------ Given information ------

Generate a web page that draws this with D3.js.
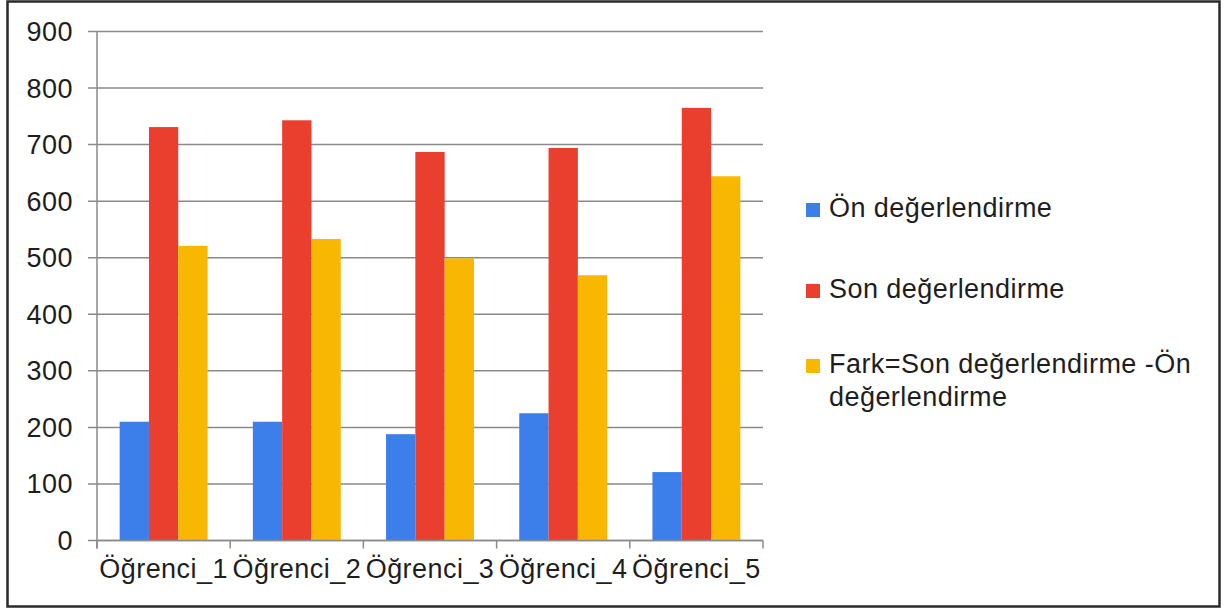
<!DOCTYPE html>
<html>
<head>
<meta charset="utf-8">
<script src="https://cdn.jsdelivr.net/npm/d3@7"></script>
<style>
  html, body { margin: 0; padding: 0; background: #fff; }
  svg { display: block; }
  text { font-family: "Liberation Sans", Arial, sans-serif; fill: #1e1e1e; letter-spacing: 0.45px; }
</style>
</head>
<body>
<script>
// Student scores: pre-assessment, post-assessment and their difference
const categories = ["Öğrenci_1", "Öğrenci_2", "Öğrenci_3", "Öğrenci_4", "Öğrenci_5"];
const seriesNames = ["Ön değerlendirme", "Son değerlendirme", "Fark=Son değerlendirme -Ön değerlendirme"];
const onValues   = [210, 210, 188, 225, 121];
const sonValues  = [731, 743, 687, 694, 765];
const farkValues = [521, 533, 499, 469, 644];
const yTicks = [0, 100, 200, 300, 400, 500, 600, 700, 800, 900];
const colors = ["#3d7fea", "#ea3f2e", "#f8b700"];

const W = 1226, H = 609;
const plot = { left: 97, right: 763, top: 31.5, bottom: 540.5 };

const svg = d3.select("body").append("svg").attr("width", W).attr("height", H);

// Outer frame
svg.append("rect")
  .attr("x", 7.5).attr("y", 1.5).attr("width", 1212).attr("height", 605)
  .attr("fill", "#fff").attr("stroke", "#2a2a2a").attr("stroke-width", 2.5);

const y = d3.scaleLinear().domain([0, 900]).range([plot.bottom, plot.top]);
const x0 = d3.scaleBand().domain(categories).range([plot.left, plot.right])
  .paddingInner(0.34).paddingOuter(0.17);
const x1 = d3.scaleBand().domain(d3.range(seriesNames.length)).range([0, x0.bandwidth()]);

// Horizontal gridlines with short ticks on the left
const grid = svg.append("g");
grid.selectAll("line").data(yTicks).join("line")
  .attr("x1", plot.left - 9).attr("x2", plot.right)
  .attr("y1", d => y(d)).attr("y2", d => y(d))
  .attr("stroke", "#8a8a8a").attr("stroke-width", 1.5);

// Y axis labels
svg.append("g").selectAll("text").data(yTicks).join("text")
  .attr("x", 73).attr("y", d => y(d)).attr("dy", "0.35em")
  .attr("text-anchor", "end").attr("font-size", 27)
  .text(d => d);

// Bars
const table = categories.map((c, i) => ({ cat: c, vals: [onValues[i], sonValues[i], farkValues[i]] }));
const groups = svg.append("g").selectAll("g").data(table).join("g")
  .attr("transform", d => `translate(${x0(d.cat)},0)`);
groups.selectAll("rect").data(d => d.vals.map((v, k) => ({ v, k }))).join("rect")
  .attr("x", d => x1(d.k)).attr("width", x1.bandwidth())
  .attr("y", d => y(d.v)).attr("height", d => y(0) - y(d.v))
  .attr("fill", d => colors[d.k]);

// Axis lines
svg.append("line").attr("x1", plot.left).attr("x2", plot.left)
  .attr("y1", plot.top).attr("y2", plot.bottom + 8)
  .attr("stroke", "#8a8a8a").attr("stroke-width", 1.5);
svg.append("line").attr("x1", plot.left).attr("x2", plot.right)
  .attr("y1", plot.bottom).attr("y2", plot.bottom)
  .attr("stroke", "#8a8a8a").attr("stroke-width", 1.5);

// Category boundary ticks below the axis
const step = x0.step();
const boundaries = d3.range(categories.length + 1).map(i => plot.left + i * step);
svg.append("g").selectAll("line").data(boundaries).join("line")
  .attr("x1", d => d).attr("x2", d => d)
  .attr("y1", plot.bottom).attr("y2", plot.bottom + 8)
  .attr("stroke", "#8a8a8a").attr("stroke-width", 1.5);

// Category labels
svg.append("g").selectAll("text").data(categories).join("text")
  .attr("x", d => x0(d) + x0.bandwidth() / 2).attr("y", 578)
  .attr("text-anchor", "middle").attr("font-size", 27)
  .text(d => d);

// Legend
const legendX = 806, legendBaselines = [217, 298, 373], lineGap = 33, maxW = 385;
const legend = svg.append("g");
seriesNames.forEach((name, i) => {
  legend.append("rect")
    .attr("x", legendX).attr("y", legendBaselines[i] - 14)
    .attr("width", 14).attr("height", 14).attr("fill", colors[i]);
  const t = legend.append("text").attr("x", legendX + 23).attr("y", legendBaselines[i])
    .attr("font-size", 27);
  // Word wrap the label into lines
  const words = name.split(" ");
  let line = [];
  let tspan = t.append("tspan").attr("x", legendX + 23).attr("dy", 0);
  words.forEach(w => {
    line.push(w);
    tspan.text(line.join(" "));
    if (tspan.node().getComputedTextLength() > maxW && line.length > 1) {
      line.pop();
      tspan.text(line.join(" "));
      line = [w];
      tspan = t.append("tspan").attr("x", legendX + 23).attr("dy", lineGap).text(w);
    }
  });
});
</script>
</body>
</html>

------

### [Work to be completed]
Repeat the data exactly, excluding the pictures.

### [Complete answer]
Generate a web page that draws this with D3.js.
<!DOCTYPE html>
<html>
<head>
<meta charset="utf-8">
<script src="https://cdn.jsdelivr.net/npm/d3@7"></script>
<style>
  html, body { margin: 0; padding: 0; background: #fff; }
  svg { display: block; }
  text { font-family: "Liberation Sans", Arial, sans-serif; fill: #1e1e1e; letter-spacing: 0.45px; }
</style>
</head>
<body>
<script>
// Student scores: pre-assessment, post-assessment and their difference
const categories = ["Öğrenci_1", "Öğrenci_2", "Öğrenci_3", "Öğrenci_4", "Öğrenci_5"];
const seriesNames = ["Ön değerlendirme", "Son değerlendirme", "Fark=Son değerlendirme -Ön değerlendirme"];
const onValues   = [210, 210, 188, 225, 121];
const sonValues  = [731, 743, 687, 694, 765];
const farkValues = [521, 533, 499, 469, 644];
const yTicks = [0, 100, 200, 300, 400, 500, 600, 700, 800, 900];
const colors = ["#3d7fea", "#ea3f2e", "#f8b700"];

const W = 1226, H = 609;
const plot = { left: 97, right: 763, top: 31.5, bottom: 540.5 };

const svg = d3.select("body").append("svg").attr("width", W).attr("height", H);

// Outer frame
svg.append("rect")
  .attr("x", 7.5).attr("y", 1.5).attr("width", 1212).attr("height", 605)
  .attr("fill", "#fff").attr("stroke", "#2a2a2a").attr("stroke-width", 2.5);

const y = d3.scaleLinear().domain([0, 900]).range([plot.bottom, plot.top]);
const x0 = d3.scaleBand().domain(categories).range([plot.left, plot.right])
  .paddingInner(0.34).paddingOuter(0.17);
const x1 = d3.scaleBand().domain(d3.range(seriesNames.length)).range([0, x0.bandwidth()]);

// Horizontal gridlines with short ticks on the left
const grid = svg.append("g");
grid.selectAll("line").data(yTicks).join("line")
  .attr("x1", plot.left - 9).attr("x2", plot.right)
  .attr("y1", d => y(d)).attr("y2", d => y(d))
  .attr("stroke", "#8a8a8a").attr("stroke-width", 1.5);

// Y axis labels
svg.append("g").selectAll("text").data(yTicks).join("text")
  .attr("x", 73).attr("y", d => y(d)).attr("dy", "0.35em")
  .attr("text-anchor", "end").attr("font-size", 27)
  .text(d => d);

// Bars
const table = categories.map((c, i) => ({ cat: c, vals: [onValues[i], sonValues[i], farkValues[i]] }));
const groups = svg.append("g").selectAll("g").data(table).join("g")
  .attr("transform", d => `translate(${x0(d.cat)},0)`);
groups.selectAll("rect").data(d => d.vals.map((v, k) => ({ v, k }))).join("rect")
  .attr("x", d => x1(d.k)).attr("width", x1.bandwidth())
  .attr("y", d => y(d.v)).attr("height", d => y(0) - y(d.v))
  .attr("fill", d => colors[d.k]);

// Axis lines
svg.append("line").attr("x1", plot.left).attr("x2", plot.left)
  .attr("y1", plot.top).attr("y2", plot.bottom + 8)
  .attr("stroke", "#8a8a8a").attr("stroke-width", 1.5);
svg.append("line").attr("x1", plot.left).attr("x2", plot.right)
  .attr("y1", plot.bottom).attr("y2", plot.bottom)
  .attr("stroke", "#8a8a8a").attr("stroke-width", 1.5);

// Category boundary ticks below the axis
const step = x0.step();
const boundaries = d3.range(categories.length + 1).map(i => plot.left + i * step);
svg.append("g").selectAll("line").data(boundaries).join("line")
  .attr("x1", d => d).attr("x2", d => d)
  .attr("y1", plot.bottom).attr("y2", plot.bottom + 8)
  .attr("stroke", "#8a8a8a").attr("stroke-width", 1.5);

// Category labels
svg.append("g").selectAll("text").data(categories).join("text")
  .attr("x", d => x0(d) + x0.bandwidth() / 2).attr("y", 578)
  .attr("text-anchor", "middle").attr("font-size", 27)
  .text(d => d);

// Legend
const legendX = 806, legendBaselines = [217, 298, 373], lineGap = 33, maxW = 385;
const legend = svg.append("g");
seriesNames.forEach((name, i) => {
  legend.append("rect")
    .attr("x", legendX).attr("y", legendBaselines[i] - 14)
    .attr("width", 14).attr("height", 14).attr("fill", colors[i]);
  const t = legend.append("text").attr("x", legendX + 23).attr("y", legendBaselines[i])
    .attr("font-size", 27);
  // Word wrap the label into lines
  const words = name.split(" ");
  let line = [];
  let tspan = t.append("tspan").attr("x", legendX + 23).attr("dy", 0);
  words.forEach(w => {
    line.push(w);
    tspan.text(line.join(" "));
    if (tspan.node().getComputedTextLength() > maxW && line.length > 1) {
      line.pop();
      tspan.text(line.join(" "));
      line = [w];
      tspan = t.append("tspan").attr("x", legendX + 23).attr("dy", lineGap).text(w);
    }
  });
});
</script>
</body>
</html>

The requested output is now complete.